In 1992, the Tax and Budget Reform Commission got voters to approve a requirement that agencies create performance plans, and in 1994 the Legislature passed the Government Performance and Accountability Act to establish performance-based budgeting. We have a “statutory savings plan” to give small bonuses for meeting targeted performance. TaxWatch gives out annual “Davis Productivity Awards” to state employees who come up with the best cost-saving ideas.

And yet, for all those efforts, Gaetz can still tell about recent presentations by the Department of Agriculture and the separate Citrus Commission, now up for sunset review. Each agency markets agriculture in Florida (why is another question). The Agriculture representative said the agency has 62 marketing employees and outsources almost nothing because it’s not cost-effective. The Citrus representative said that agency has about 20 marketing employees and outsources almost everything because it’s more cost-effective. “These two guys were standing four feet apart, neither one of them smiled, and nobody got the joke,” Gaetz says. And neither had any data to support his assessment of outsourcing.

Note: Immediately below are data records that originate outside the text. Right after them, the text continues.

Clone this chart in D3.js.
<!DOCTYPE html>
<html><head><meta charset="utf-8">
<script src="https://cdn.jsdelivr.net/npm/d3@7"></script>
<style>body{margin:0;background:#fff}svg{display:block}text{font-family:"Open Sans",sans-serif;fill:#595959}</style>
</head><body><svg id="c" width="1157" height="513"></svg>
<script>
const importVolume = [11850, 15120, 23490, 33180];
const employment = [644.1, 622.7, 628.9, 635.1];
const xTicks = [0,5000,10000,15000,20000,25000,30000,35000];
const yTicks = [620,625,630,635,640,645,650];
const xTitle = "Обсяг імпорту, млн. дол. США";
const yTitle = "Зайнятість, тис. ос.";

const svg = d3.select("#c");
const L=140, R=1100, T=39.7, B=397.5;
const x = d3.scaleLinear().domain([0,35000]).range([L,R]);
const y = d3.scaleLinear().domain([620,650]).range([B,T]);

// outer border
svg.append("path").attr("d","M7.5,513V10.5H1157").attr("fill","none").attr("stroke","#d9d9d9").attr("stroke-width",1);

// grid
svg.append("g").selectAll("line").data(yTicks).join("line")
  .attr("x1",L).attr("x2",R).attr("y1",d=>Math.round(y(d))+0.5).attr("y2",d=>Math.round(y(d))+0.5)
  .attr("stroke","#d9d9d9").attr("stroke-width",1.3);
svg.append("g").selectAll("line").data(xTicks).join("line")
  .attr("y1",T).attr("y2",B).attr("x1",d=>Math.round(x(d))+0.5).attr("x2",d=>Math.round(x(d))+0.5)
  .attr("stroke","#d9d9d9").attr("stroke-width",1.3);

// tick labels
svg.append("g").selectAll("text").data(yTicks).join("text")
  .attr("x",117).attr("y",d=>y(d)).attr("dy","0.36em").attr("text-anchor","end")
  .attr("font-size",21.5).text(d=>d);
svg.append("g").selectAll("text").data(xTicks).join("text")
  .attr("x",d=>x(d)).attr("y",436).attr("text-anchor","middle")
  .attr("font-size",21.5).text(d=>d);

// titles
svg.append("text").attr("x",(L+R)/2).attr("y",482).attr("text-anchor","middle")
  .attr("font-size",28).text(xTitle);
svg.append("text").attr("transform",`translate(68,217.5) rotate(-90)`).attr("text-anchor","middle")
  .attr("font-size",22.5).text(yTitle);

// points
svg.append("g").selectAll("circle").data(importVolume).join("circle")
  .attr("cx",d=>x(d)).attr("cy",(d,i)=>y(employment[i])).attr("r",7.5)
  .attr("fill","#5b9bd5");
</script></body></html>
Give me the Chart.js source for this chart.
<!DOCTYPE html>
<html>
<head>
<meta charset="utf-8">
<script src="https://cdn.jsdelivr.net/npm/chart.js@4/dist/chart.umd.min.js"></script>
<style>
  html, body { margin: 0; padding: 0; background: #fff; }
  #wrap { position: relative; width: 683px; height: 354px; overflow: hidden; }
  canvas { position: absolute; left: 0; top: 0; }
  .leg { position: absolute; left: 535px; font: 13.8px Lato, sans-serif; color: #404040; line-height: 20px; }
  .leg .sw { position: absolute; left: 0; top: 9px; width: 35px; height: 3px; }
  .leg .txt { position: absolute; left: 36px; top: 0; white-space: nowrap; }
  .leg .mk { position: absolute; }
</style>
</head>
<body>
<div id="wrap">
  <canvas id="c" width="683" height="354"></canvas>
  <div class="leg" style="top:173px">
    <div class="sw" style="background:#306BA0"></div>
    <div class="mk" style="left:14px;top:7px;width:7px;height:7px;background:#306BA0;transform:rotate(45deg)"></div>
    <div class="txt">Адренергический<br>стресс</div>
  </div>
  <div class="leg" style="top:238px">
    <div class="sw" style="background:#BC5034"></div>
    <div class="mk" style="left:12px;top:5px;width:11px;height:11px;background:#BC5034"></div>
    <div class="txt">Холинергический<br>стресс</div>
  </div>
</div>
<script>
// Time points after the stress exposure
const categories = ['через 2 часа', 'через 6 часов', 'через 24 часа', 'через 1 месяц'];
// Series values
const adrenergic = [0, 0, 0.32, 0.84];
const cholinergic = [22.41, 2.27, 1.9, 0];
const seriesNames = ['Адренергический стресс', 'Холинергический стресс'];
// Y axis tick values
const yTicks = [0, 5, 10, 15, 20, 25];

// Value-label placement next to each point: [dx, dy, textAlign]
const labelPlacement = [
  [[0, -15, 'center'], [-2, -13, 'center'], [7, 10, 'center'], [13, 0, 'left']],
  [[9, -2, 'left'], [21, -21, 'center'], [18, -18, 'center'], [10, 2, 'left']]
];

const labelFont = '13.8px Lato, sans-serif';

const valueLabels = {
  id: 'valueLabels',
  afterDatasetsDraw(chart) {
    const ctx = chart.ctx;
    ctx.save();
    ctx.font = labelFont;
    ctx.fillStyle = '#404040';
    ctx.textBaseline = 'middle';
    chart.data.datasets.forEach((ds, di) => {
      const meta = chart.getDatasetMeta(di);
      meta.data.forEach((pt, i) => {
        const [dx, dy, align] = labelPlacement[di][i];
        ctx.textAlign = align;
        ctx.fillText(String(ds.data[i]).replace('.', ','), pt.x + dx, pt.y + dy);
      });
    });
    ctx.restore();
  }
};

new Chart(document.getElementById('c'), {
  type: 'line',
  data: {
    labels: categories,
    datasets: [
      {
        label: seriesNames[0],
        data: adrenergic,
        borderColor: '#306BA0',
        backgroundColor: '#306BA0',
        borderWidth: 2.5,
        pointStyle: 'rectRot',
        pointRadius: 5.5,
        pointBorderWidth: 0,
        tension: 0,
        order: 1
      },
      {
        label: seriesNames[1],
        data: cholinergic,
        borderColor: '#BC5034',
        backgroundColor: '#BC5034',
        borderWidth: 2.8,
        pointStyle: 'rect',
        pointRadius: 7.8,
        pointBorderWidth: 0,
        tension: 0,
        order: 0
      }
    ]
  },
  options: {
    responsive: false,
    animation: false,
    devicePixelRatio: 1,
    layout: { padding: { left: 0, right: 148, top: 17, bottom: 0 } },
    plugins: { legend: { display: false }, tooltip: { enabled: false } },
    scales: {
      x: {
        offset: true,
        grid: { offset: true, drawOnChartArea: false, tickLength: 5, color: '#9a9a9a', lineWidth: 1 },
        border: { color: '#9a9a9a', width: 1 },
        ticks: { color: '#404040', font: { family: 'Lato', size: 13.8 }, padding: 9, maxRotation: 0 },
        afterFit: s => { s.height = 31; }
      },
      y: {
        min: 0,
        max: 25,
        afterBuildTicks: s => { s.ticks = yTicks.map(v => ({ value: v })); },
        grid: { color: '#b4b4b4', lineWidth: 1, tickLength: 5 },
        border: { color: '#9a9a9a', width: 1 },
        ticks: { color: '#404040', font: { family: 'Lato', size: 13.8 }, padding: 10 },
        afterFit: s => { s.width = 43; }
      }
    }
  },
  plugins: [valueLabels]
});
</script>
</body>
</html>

Agriculture is not under the governor but is run by a separately elected Cabinet member, Agriculture Commissioner Charles Bronson, re-elected last year with only token opposition. Also up for sunset review this year are the Department of Environmental Protection, the Florida Fish and Wildlife Conservation Commission, the Department of Highway Safety and Motor Vehicles, and the five regional water management districts.

In the 1980s, Gov. Bob Graham actually tried a good-management approach, with performance agreements with agency heads and productivity goals in his budgets. Bush dumped a lot of managers out of the civil service system with Service First, which Calabro says has increased management accountability. But any management initiative, including fads like “Total Quality Management,” can be either transforming or silly depending on the attention they get.

Outside the slogan

Calabro says the “opportunity” is to pair the many efficiency efforts with some management-oriented procedures. He has quite a few in mind. One would be progressively larger annual targeted cost reductions, starting at 1% then 2% and so on, with audits and quarterly presentations by agency heads to explain variances. He also wants a more competitive process for state and local functions and to make local productivity enhancement a condition of getting certain state funds.

“What we’re doing now is not working,” Calabro says flatly. “Government should be more productive, more effective, more efficient, but many people don’t know how to do it.”

Yet Florida is not really so bad off. TaxWatch notes that Florida is the lowest of all states in state payroll per citizen and ranks among the lowest on state taxes as a percent of personal income and state spending per capita.

So we might instead spend more of our time making government effective — really making programs work, giving great service to citizens — instead of having battalions of Frederick Taylors using stopwatches on the assembly lines.

But “making government work” doesn’t seem to be a winning campaign slogan.